**What is required:**
Gather all lines with the word "that" in them.

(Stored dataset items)
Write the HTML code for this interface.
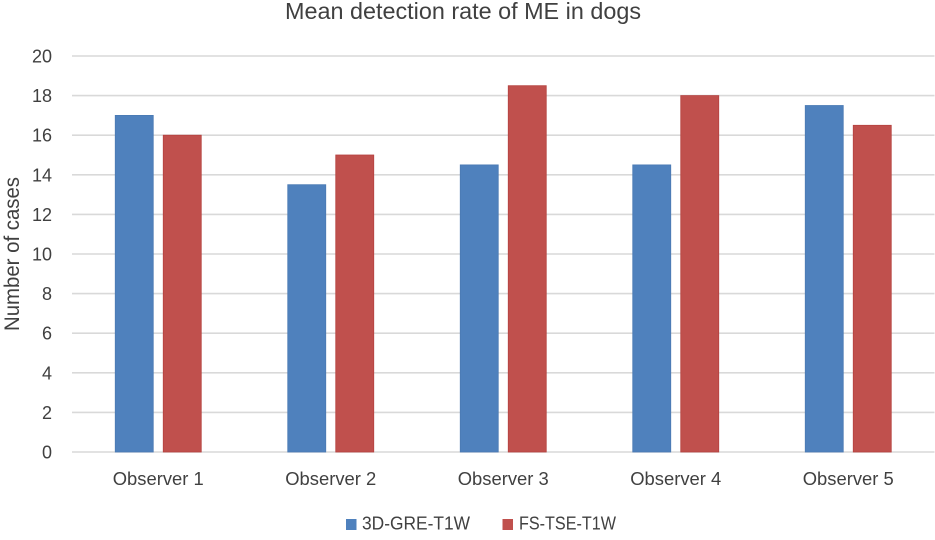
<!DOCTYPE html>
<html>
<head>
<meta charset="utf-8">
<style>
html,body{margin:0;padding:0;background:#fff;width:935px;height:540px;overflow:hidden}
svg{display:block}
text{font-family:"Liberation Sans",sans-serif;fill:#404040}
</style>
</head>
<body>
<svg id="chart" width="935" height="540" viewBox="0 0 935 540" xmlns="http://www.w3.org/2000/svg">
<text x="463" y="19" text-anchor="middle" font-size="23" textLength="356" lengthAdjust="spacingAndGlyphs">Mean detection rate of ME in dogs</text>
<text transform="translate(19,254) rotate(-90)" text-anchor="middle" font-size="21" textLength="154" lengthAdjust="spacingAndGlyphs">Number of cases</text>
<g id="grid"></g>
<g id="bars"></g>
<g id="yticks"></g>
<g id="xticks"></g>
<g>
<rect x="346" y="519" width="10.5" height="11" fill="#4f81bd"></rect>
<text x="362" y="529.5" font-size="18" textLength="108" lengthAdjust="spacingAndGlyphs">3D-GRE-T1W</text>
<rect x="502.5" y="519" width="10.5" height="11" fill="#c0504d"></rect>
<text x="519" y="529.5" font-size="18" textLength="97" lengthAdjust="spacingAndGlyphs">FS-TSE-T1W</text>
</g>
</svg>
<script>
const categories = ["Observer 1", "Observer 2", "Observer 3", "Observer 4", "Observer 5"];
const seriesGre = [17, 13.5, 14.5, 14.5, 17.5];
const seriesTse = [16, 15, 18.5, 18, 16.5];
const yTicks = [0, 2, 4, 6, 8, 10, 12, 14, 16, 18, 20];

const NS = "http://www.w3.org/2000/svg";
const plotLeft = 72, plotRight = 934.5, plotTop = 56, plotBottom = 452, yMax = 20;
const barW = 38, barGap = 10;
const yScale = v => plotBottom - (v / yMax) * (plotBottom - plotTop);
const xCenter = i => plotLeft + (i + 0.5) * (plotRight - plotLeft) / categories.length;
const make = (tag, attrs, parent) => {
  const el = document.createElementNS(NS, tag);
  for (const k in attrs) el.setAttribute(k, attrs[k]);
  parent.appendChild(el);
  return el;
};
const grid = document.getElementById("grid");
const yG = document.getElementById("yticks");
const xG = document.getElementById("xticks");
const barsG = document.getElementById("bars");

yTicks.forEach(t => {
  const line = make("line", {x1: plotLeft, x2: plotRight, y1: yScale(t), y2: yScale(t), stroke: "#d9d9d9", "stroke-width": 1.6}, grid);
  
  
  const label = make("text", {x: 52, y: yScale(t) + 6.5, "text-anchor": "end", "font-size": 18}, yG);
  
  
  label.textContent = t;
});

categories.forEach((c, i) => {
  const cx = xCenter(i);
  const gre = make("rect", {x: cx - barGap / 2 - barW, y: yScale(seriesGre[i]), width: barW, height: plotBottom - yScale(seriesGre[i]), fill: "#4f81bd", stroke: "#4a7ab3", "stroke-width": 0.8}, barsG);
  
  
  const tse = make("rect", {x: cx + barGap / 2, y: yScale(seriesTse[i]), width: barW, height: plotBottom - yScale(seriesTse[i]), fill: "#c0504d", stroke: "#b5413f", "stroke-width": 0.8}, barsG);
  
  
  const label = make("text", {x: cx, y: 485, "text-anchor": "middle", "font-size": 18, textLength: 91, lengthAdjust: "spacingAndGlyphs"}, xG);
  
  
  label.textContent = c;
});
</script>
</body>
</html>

* * *

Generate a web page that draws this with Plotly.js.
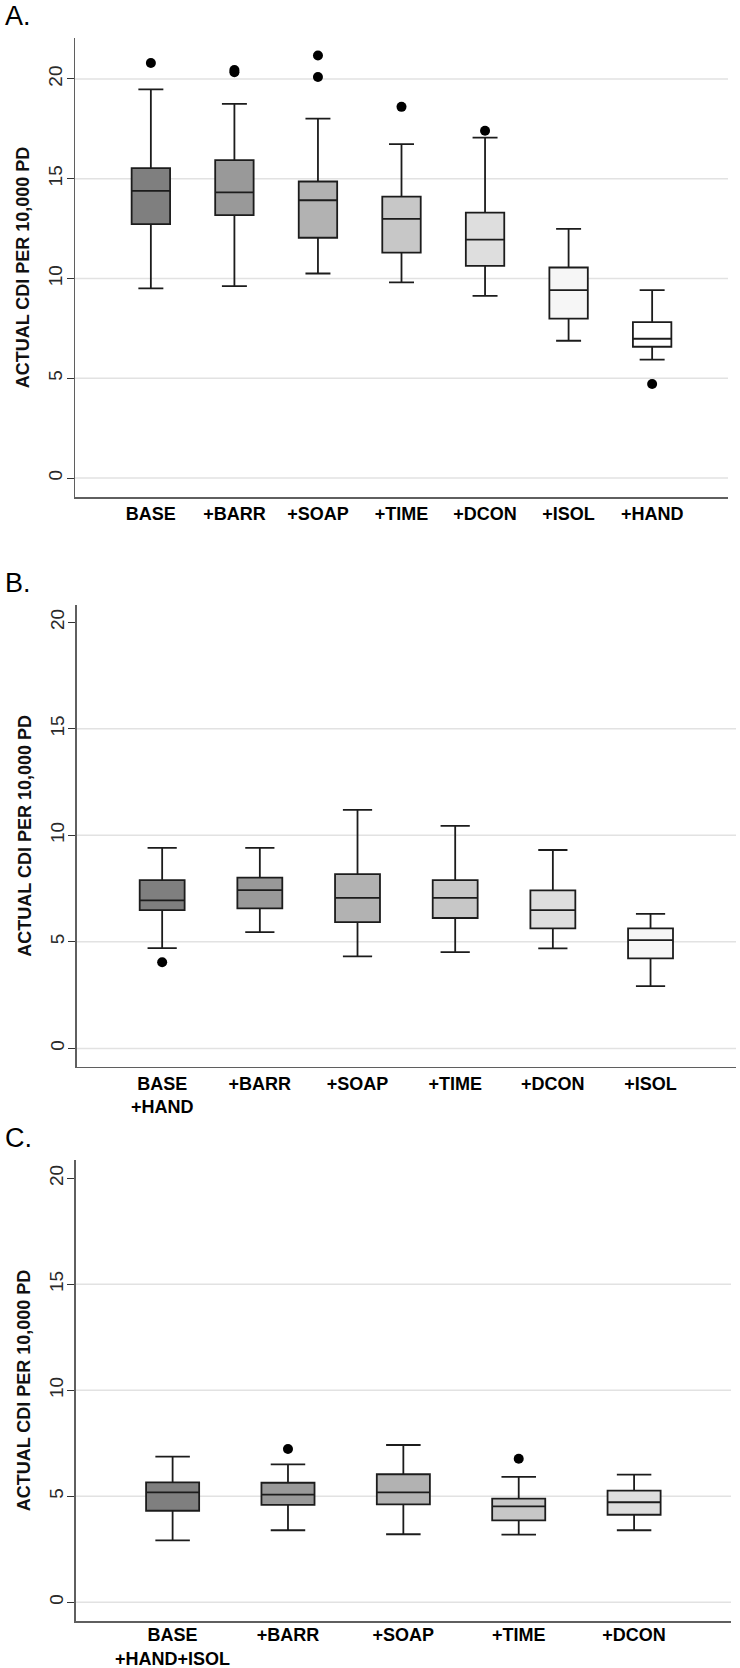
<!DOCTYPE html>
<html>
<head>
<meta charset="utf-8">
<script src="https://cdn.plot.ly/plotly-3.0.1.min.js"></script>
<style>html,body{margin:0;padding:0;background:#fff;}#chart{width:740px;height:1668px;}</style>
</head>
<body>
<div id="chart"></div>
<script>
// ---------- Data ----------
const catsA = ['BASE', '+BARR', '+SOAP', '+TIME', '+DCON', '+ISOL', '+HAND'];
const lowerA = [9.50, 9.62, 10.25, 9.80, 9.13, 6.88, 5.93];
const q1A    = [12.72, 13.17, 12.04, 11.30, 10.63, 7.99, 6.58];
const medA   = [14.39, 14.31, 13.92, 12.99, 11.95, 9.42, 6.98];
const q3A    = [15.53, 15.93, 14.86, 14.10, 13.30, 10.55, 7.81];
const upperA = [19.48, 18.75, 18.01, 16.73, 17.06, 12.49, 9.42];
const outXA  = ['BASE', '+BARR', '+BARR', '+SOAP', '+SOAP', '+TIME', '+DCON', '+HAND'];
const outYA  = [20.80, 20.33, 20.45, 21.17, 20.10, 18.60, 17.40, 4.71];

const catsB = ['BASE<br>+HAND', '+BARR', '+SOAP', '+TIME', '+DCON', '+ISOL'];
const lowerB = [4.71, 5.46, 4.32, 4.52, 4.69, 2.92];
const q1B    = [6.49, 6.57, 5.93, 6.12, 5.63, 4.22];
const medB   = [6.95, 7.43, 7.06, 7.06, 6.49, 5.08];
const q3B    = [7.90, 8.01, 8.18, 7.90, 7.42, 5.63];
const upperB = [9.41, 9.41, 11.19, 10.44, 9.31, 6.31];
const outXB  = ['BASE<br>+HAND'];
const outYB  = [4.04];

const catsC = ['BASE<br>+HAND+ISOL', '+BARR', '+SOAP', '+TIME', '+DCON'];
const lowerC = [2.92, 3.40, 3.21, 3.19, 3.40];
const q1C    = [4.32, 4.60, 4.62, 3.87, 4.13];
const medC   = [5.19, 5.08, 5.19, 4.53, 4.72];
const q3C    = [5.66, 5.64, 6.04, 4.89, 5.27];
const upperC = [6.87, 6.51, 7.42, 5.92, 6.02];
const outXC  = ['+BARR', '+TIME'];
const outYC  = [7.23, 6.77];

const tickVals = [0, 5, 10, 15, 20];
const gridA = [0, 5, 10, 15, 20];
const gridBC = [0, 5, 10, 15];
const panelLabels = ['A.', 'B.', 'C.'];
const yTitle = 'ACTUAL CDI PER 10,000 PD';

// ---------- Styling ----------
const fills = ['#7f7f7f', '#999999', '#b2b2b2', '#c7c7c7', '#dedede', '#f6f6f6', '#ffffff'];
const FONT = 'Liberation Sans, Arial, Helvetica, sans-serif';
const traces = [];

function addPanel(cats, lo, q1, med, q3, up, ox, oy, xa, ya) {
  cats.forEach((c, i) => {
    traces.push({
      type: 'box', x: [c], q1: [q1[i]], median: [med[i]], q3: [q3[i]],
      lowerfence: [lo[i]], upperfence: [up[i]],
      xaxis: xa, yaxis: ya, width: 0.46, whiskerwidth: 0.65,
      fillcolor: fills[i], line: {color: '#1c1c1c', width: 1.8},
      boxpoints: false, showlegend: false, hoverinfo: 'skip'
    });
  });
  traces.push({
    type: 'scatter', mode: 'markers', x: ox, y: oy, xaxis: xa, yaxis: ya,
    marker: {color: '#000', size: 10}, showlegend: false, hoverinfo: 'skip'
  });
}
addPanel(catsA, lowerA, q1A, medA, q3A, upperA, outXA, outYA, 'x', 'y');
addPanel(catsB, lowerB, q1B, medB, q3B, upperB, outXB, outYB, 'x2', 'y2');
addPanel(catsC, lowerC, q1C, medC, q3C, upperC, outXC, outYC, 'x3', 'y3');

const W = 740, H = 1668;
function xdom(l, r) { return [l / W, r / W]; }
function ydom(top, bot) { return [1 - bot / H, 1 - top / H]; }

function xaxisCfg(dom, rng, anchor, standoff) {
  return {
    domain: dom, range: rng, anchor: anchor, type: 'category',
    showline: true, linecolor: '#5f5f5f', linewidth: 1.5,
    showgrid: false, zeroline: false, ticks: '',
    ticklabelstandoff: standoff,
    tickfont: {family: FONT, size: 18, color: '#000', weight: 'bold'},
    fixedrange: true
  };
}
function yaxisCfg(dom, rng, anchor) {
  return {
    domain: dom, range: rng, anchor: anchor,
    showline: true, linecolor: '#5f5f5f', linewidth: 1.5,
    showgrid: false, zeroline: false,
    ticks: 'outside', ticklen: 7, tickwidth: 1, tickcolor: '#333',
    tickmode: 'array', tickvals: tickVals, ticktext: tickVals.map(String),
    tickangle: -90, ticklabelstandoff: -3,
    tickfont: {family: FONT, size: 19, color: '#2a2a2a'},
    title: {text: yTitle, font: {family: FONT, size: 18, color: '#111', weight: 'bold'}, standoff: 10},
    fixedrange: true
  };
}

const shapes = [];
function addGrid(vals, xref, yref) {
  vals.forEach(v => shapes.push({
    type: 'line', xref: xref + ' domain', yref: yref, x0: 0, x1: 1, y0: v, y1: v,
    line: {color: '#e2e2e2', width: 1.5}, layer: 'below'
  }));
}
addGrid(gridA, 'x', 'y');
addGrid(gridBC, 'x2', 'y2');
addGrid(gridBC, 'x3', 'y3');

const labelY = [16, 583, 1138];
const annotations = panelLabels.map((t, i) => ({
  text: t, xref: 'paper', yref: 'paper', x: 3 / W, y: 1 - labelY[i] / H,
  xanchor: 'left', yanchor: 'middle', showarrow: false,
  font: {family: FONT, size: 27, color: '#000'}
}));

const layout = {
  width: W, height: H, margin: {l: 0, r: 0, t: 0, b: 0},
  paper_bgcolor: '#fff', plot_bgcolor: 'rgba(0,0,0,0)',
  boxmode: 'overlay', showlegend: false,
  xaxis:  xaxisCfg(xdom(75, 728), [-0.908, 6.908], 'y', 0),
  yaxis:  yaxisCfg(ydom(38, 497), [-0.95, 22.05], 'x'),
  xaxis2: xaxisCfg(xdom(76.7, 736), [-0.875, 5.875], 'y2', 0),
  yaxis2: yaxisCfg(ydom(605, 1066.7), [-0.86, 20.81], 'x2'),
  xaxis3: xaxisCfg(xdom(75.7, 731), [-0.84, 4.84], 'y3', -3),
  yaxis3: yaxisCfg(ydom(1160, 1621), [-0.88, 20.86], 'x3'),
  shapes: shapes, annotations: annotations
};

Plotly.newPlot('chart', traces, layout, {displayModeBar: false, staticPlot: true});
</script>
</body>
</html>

---

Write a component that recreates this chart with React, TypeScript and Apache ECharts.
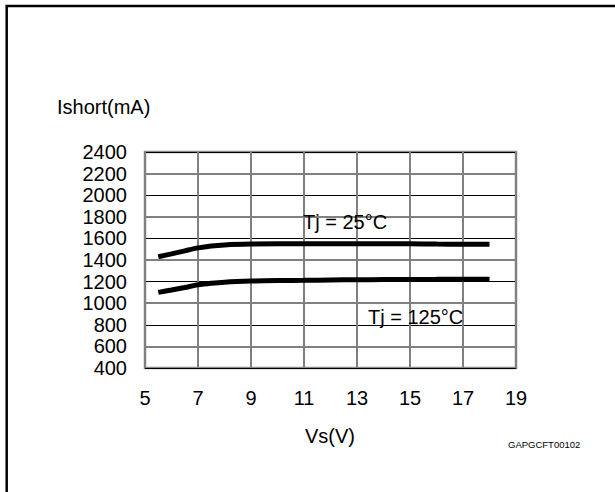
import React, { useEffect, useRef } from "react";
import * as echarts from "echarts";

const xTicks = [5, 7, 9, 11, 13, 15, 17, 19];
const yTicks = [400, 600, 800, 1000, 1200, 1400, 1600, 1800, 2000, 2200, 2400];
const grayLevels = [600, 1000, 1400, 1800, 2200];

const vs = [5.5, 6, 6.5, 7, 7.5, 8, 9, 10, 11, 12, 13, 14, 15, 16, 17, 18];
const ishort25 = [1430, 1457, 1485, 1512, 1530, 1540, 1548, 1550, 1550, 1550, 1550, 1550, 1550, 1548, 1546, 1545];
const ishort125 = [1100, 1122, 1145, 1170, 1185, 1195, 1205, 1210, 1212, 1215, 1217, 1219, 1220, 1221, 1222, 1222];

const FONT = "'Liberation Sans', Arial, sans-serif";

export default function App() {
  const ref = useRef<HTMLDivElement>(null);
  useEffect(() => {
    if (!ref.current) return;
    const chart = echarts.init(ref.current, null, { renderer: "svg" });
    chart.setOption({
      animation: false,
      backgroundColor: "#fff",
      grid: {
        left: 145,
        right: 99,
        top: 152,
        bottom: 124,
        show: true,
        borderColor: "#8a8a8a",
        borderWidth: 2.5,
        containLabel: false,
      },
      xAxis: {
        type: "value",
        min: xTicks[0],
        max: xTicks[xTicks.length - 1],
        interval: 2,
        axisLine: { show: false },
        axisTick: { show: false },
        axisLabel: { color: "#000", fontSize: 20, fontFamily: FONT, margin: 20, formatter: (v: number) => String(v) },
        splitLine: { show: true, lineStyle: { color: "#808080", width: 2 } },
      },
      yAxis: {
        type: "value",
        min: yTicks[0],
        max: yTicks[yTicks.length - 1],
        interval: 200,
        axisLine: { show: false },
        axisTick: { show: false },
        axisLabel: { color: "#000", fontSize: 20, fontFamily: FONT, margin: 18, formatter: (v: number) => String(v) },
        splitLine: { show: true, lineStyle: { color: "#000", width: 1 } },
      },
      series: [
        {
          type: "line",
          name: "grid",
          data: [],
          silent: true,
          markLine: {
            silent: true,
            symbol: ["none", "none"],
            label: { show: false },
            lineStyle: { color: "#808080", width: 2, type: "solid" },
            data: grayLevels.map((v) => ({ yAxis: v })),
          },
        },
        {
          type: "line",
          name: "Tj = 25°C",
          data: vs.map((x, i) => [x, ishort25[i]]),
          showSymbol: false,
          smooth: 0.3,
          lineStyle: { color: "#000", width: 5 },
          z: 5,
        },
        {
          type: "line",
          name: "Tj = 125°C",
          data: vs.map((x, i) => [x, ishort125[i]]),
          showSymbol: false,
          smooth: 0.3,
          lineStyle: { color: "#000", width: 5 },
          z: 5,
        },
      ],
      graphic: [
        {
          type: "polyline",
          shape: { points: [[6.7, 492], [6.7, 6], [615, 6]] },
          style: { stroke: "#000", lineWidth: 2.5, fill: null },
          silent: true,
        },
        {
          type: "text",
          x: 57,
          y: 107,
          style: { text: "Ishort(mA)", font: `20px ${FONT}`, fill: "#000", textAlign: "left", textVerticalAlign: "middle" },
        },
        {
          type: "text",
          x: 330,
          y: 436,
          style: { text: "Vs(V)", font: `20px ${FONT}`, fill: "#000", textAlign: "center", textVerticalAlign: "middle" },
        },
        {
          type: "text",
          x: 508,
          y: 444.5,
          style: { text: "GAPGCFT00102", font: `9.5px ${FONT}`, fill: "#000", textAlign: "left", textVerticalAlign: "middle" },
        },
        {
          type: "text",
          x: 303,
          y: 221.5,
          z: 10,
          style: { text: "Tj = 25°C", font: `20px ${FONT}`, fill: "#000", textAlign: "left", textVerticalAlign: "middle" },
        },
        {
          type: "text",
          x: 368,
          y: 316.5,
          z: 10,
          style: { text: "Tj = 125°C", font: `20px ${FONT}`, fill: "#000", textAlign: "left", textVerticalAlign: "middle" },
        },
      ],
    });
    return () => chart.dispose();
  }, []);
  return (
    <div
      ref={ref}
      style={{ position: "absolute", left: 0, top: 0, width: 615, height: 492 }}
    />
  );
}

**Solution:**
Generate a web page that draws this with Plotly.js.
Write a component that recreates this chart with React, TypeScript and Apache ECharts.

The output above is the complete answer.